### Source excerpt
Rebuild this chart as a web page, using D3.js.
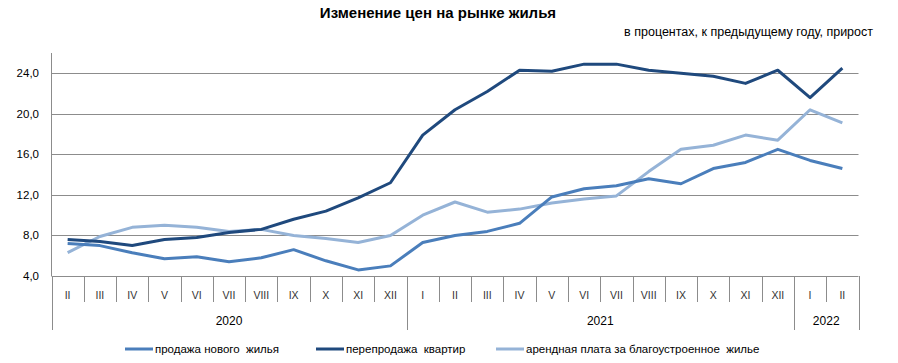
<!DOCTYPE html>
<html>

<head>
    <meta charset="utf-8">
    <title>Изменение цен на рынке жилья</title>
    <style type="text/css">
    body {
        margin: 0;
        background: #fff;
    }

    svg text {
        font-family: "Liberation Sans", Arial, sans-serif;
        fill: #000;
    }

    .grid line {
        stroke: #8c8c8c;
        stroke-width: 1px;
    }

    .series {
        fill: none;
        stroke-width: 3px;
        stroke-linejoin: round;
    }
    </style>
</head>

<body>
    <script src="https://cdn.jsdelivr.net/npm/d3@7"></script>
    <div id="chart"></div>
    <script>
    var months = ['II', 'III', 'IV', 'V', 'VI', 'VII', 'VIII', 'IX', 'X', 'XI', 'XII',
        'I', 'II', 'III', 'IV', 'V', 'VI', 'VII', 'VIII', 'IX', 'X', 'XI', 'XII',
        'I', 'II'];
    var years = ['2020', '2021', '2022'];
    var yearCounts = [11, 12, 2]; // months per year on the axis
    var yTicks = [4, 8, 12, 16, 20, 24];

    var newHousing = [7.2, 7.0, 6.3, 5.7, 5.9, 5.4, 5.8, 6.6, 5.5, 4.6, 5.0,
        7.3, 8.0, 8.4, 9.2, 11.8, 12.6, 12.9, 13.6, 13.1, 14.6, 15.2, 16.5,
        15.4, 14.6];
    var resale = [7.6, 7.4, 7.0, 7.6, 7.8, 8.3, 8.6, 9.6, 10.4, 11.7, 13.2,
        17.9, 20.4, 22.2, 24.3, 24.2, 24.9, 24.9, 24.3, 24.0, 23.7, 23.0, 24.3,
        21.6, 24.5];
    var rent = [6.3, 7.9, 8.8, 9.0, 8.8, 8.4, 8.6, 8.0, 7.7, 7.3, 8.0,
        10.0, 11.3, 10.3, 10.6, 11.2, 11.6, 11.9, 14.3, 16.5, 16.9, 17.9, 17.4,
        20.4, 19.1];

    var seriesNames = ['продажа нового  жилья', 'перепродажа  квартир', 'арендная плата за благоустроенное  жилье'];
    var seriesColors = ['#4a7ebb', '#1f497d', '#95b3d7'];

    var W = 898, H = 363;
    var plotL = 51.5, plotR = 858.5, plotT = 53, plotB = 276;

    var svg = d3.select('#chart').append('svg')
        .attr('width', W)
        .attr('height', H);

    var x = d3.scaleBand()
        .domain(d3.range(months.length))
        .range([plotL, plotR]);

    var y = d3.scaleLinear()
        .domain([4, 26])
        .range([plotB, plotT]);

    // title
    svg.append('text')
        .attr('x', 438)
        .attr('y', 18)
        .attr('text-anchor', 'middle')
        .style('font-size', '15px')
        .style('font-weight', 'bold')
        .text('Изменение цен на рынке жилья');

    svg.append('text')
        .attr('x', 873)
        .attr('y', 36)
        .attr('text-anchor', 'end')
        .style('font-size', '12.5px')
        .text('в процентах, к предыдущему году, прирост');

    // horizontal grid
    svg.append('g').attr('class', 'grid')
        .selectAll('line')
        .data(yTicks)
        .enter()
        .append('line')
        .attr('x1', plotL)
        .attr('x2', plotR)
        .attr('y1', function(d) { return Math.round(y(d)) + 0.5; })
        .attr('y2', function(d) { return Math.round(y(d)) + 0.5; });

    // y axis line
    svg.append('line')
        .attr('x1', plotL).attr('x2', plotL)
        .attr('y1', plotT).attr('y2', plotB)
        .attr('stroke', '#8c8c8c');

    // y labels
    svg.append('g')
        .selectAll('text')
        .data(yTicks)
        .enter()
        .append('text')
        .attr('x', 39)
        .attr('y', function(d) { return y(d); })
        .attr('dy', '0.35em')
        .attr('text-anchor', 'end')
        .style('font-size', '11.5px')
        .text(function(d) { return d.toFixed(1).replace('.', ','); });

    // month separators and year separators
    var yearStarts = [0];
    yearCounts.forEach(function(c, i) { yearStarts.push(yearStarts[i] + c); });

    var boundaries = d3.range(months.length + 1);
    svg.append('g')
        .selectAll('line')
        .data(boundaries)
        .enter()
        .append('line')
        .attr('x1', function(i) { return Math.round(plotL + i * x.step()) + 0.5; })
        .attr('x2', function(i) { return Math.round(plotL + i * x.step()) + 0.5; })
        .attr('y1', plotB)
        .attr('y2', function(i) { return yearStarts.indexOf(i) >= 0 ? 330 : 302; })
        .attr('stroke', '#8c8c8c');

    // month labels
    svg.append('g')
        .selectAll('text')
        .data(months)
        .enter()
        .append('text')
        .attr('x', function(d, i) { return x(i) + x.bandwidth() / 2; })
        .attr('y', 299)
        .attr('text-anchor', 'middle')
        .style('font-size', '10.5px')
        .style('fill', '#333')
        .text(function(d) { return d; });

    // year labels
    svg.append('g')
        .selectAll('text')
        .data(years)
        .enter()
        .append('text')
        .attr('x', function(d, i) {
            return plotL + (yearStarts[i] + yearCounts[i] / 2) * x.step();
        })
        .attr('y', 325)
        .attr('text-anchor', 'middle')
        .style('font-size', '12px')
        .text(function(d) { return d; });

    // lines
    var line = d3.line()
        .x(function(d, i) { return x(i) + x.bandwidth() / 2; })
        .y(function(d) { return y(d); });

    var allSeries = [newHousing, resale, rent];
    // draw order: rent underneath, then new housing, resale on top
    [2, 0, 1].forEach(function(k) {
        svg.append('path')
            .attr('class', 'series')
            .attr('d', line(allSeries[k]))
            .attr('stroke', seriesColors[k]);
    });

    // legend
    var legendX = [125, 316, 496];
    var legend = svg.append('g')
        .selectAll('g')
        .data(seriesNames)
        .enter()
        .append('g')
        .attr('transform', function(d, i) { return 'translate(' + legendX[i] + ',349)'; });

    legend.append('line')
        .attr('x1', 0).attr('x2', 28)
        .attr('y1', 0).attr('y2', 0)
        .attr('stroke-width', 3)
        .attr('stroke', function(d, i) { return seriesColors[i]; });

    legend.append('text')
        .attr('x', 30)
        .attr('dy', '0.35em')
        .style('font-size', '11.5px')
        .style('white-space', 'pre')
        .text(function(d) { return d; });
    </script>
</body>

</html>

### Stated problem
Pull out every line containing "chart".

### Solved problem
Rebuild this chart as a web page, using D3.js.
    <div id="chart"></div>
    var svg = d3.select('#chart').append('svg')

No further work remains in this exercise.